By Eisa Nefertari Ulen, published in The Defenders Online, February 23rd, 2010
In her debut collection of poetry, Arc & Hue, Tara Betts articulates deeply-felt human emotion in a lyrical, beautiful way. Betts is a poet for the people. In her work, she celebrates the black female body, and rages against those who would assault it. She remembers the Civil Rights struggle, and offers a fresh perspective on the old issue of race. She creates a disturbing narrative of poverty that might just express more about class in a few lines of verse than an entire scholarly book ever could.
Betts is also a poet’s poet, and the work collected in Arc & Hue is often stunning. With a foreword from Afaa M. Weaver and blurbs from Thomas Sayers Ellis, Patricia Smith, and others, this debut collection feels very much like a launch into the canon.
Betts received her MFA from New England College. She also developed her craft as a fellow at the storied, celebrated home for black poets, Cave Canem. Her work has been published in a score of journals and anthologies, including Callaloo, Black Arts Quarterly, and Home Girls Make Some Noise!: Hip Hop Feminist Anthology. Betts, who teaches creative writing at Rutgers University, earned residencies from the Ragdale Foundation, Centrum, and Caldera, as well as an Illinois Arts Council Artist Fellowship.
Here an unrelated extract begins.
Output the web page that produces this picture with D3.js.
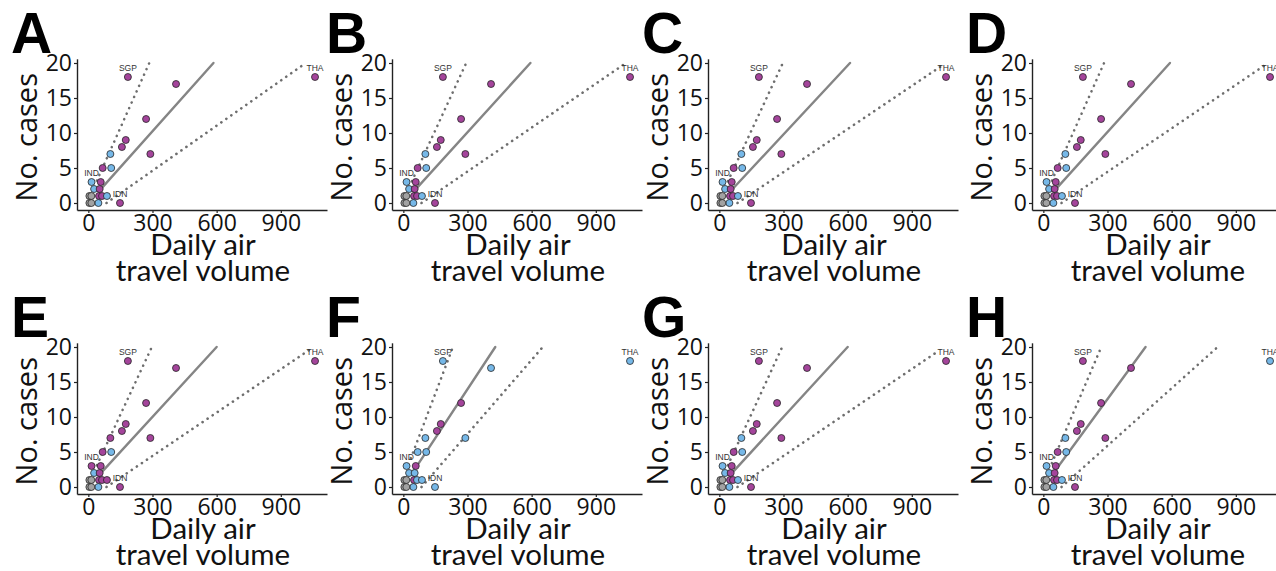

In Arc & Hue, she has collected several poems that revere delicate life, including “Branching,” which honors Earth and ancestors as the speaker of the poem walks with her young nephew:
When he touches the trunk, he plucks
leaves as easily as tearing paper.
I stop his hand, tell him trees
may not walk or talk, but they breathe.
He yelps.
I inhale with a bittersweet smile,
take air I shared with my uncle
who resides where all trees go.
“Branching” reads like a prayer, a wish that all boys were just as gently and explicitly chided away from random acts that inflict pain. The poem “Understanding Tina Turner” is a sorrow song for a specific man who never was – and a shout for the redemptive soul force of the woman who escapes him:
Hurts twang the womb
Then escape into songs – like a man
Who never holds you too close, too long,
Trying to crush the music within.
Betts also expresses the power of psychological violence, and the violence of potent symbols that still hang from Southern trees. The speaker in “Jena, Louisiana” knows
“Noose turns epithet.
Slurs, a bread that rises
into red leap.”
“Jena, Louisiana” ends with the lines,
“We become new sum where
three times two is one.”
One people, one experience, one movement: The speaker seems to suggest that, no matter what, victory will be won.
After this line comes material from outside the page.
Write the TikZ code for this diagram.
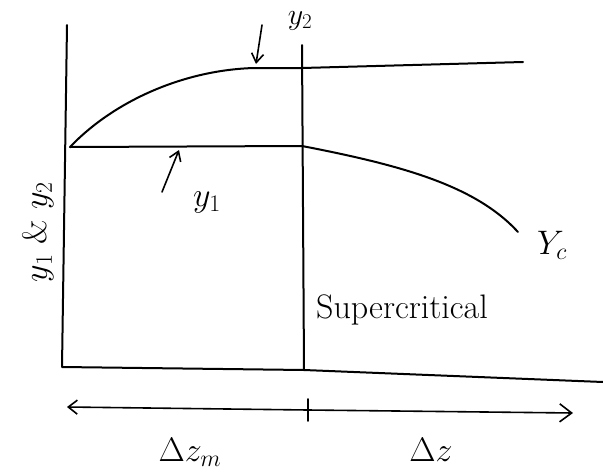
\RequirePackage{fix-cm}
\documentclass[tikz,border=0pt]{standalone}
\usetikzlibrary{arrows.meta}
\begin{document}
\begin{tikzpicture}[x=1pt,y=-1pt,
  ink/.style={line width=2pt,line cap=round,line join=round,black},
  thin ink/.style={line width=1.6pt,line cap=round,black},
  lbl/.style={font=\fontsize{34}{38}\selectfont,inner sep=0pt},
  slbl/.style={font=\fontsize{34}{38}\selectfont,inner sep=0pt},
  barb/.style={-{Straight Barb[length=9pt,width=12pt,line width=1.6pt]}}]
\useasboundingbox (0,0) rectangle (603,472);
% frame coordinates
\coordinate (lt) at (67,25);
\coordinate (lb) at (62,367);
\coordinate (mt) at (302,45);
\coordinate (mb) at (304,370);
\coordinate (br) at (603,382);
\coordinate (a) at (70,147);
\coordinate (b) at (254,68);
\coordinate (c) at (302,68);
\coordinate (d) at (523,62);
\coordinate (e) at (302,146);
\coordinate (f) at (518,232);
% axes
\draw[ink] (lt) -- (lb) -- (mb) -- (br);
\draw[ink] (mt) -- (mb);
% upper water surface y2
\draw[ink] (a) .. controls (115,100) and (185,70) .. (b) -- (c) -- (d);
% y1 line and falling surface
\draw[ink] (a) -- (e);
\draw[ink] (e) .. controls (400,165) and (475,185) .. (f);
% labels and pointer arrows
\node[lbl,font=\fontsize{30}{34}\selectfont,anchor=north] (y2) at (300,11) {$y_2$};
\coordinate (y2s) at (262,25);
\coordinate (y2e) at (256,64);
\draw[thin ink,barb] (y2s) -- (y2e);
\node[lbl] (y1) at (207,202) {$y_1$};
\coordinate (y1s) at (162,192);
\coordinate (y1e) at (179,150);
\draw[thin ink,barb] (y1s) -- (y1e);
\node[lbl] (yc) at (552,245) {$Y_c$};
\node[lbl,rotate=90] (ax) at (38,232) {$y_1$ \& $y_2$};
\node[slbl,anchor=west] (sc) at (316,310) {Supercritical};
% dimension arrows
\coordinate (p0) at (67,407);
\coordinate (p1) at (308,410);
\coordinate (p2) at (573,413);
\coordinate (t2) at (308,399);
\coordinate (t3) at (308,421);
\draw[thin ink,{Straight Barb[length=9pt,width=14pt,line width=1.6pt]}-] (p0) -- (p1);
\draw[thin ink,-{Straight Barb[length=12pt,width=18pt,line width=1.6pt]}] (p1) -- (p2);
\draw[thin ink] (t2) -- (t3);
\node[lbl] (dzm) at (190,452) {$\Delta z_m$};
\node[lbl] (dz) at (431,450) {$\Delta z$};
\end{tikzpicture}
\end{document}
In “Sestina for the Sin,” Betts crafts a powerful poem that reveals the many acts of injustice that mob violence enables:
“Picking through the bones becomes part of the sin.
This is what happens at a lynching.
This is what happens when you are dark.”
This is a poem that remembers.
In the narrative poem “For Those Who Need a True Story,” the speaker tells a vivid tale of a boy named Raymond, his mother, and their landlord, who deducts $12 from the rent for every rat the family kills. This “true story” is haunting, the rats are like ghosts, very real, very alive, then very dead, and poverty is the stench of their corpses, “the smell of poison rotting from the inside out, / the scratching inside the walls at night.”
Betts has also included poems that are witty, erudite, and fun. Her “A Survey on Enjoying Verse” should be required reading for every emerging poet who was ever “asked to purchase titles that have not been spellchecked” or believes “Reading other poets might influence my work” or “used my money to buy the latest urban classic PimpHand: Smack Them Hoes Wit Love.”
Betts plays the dozens, using her sparkling gift for verbal dexterity in “Proverbs from the Pulpit of Rev. George Clinton” with funkadelic aphorisms that wisely intone:
Yea, though I walk through the shadow
Of poverty, I seek the boogie in the booty.
The a** always follows the mind.
If you read Arc & Hue, I promise: Your mind will surely follow.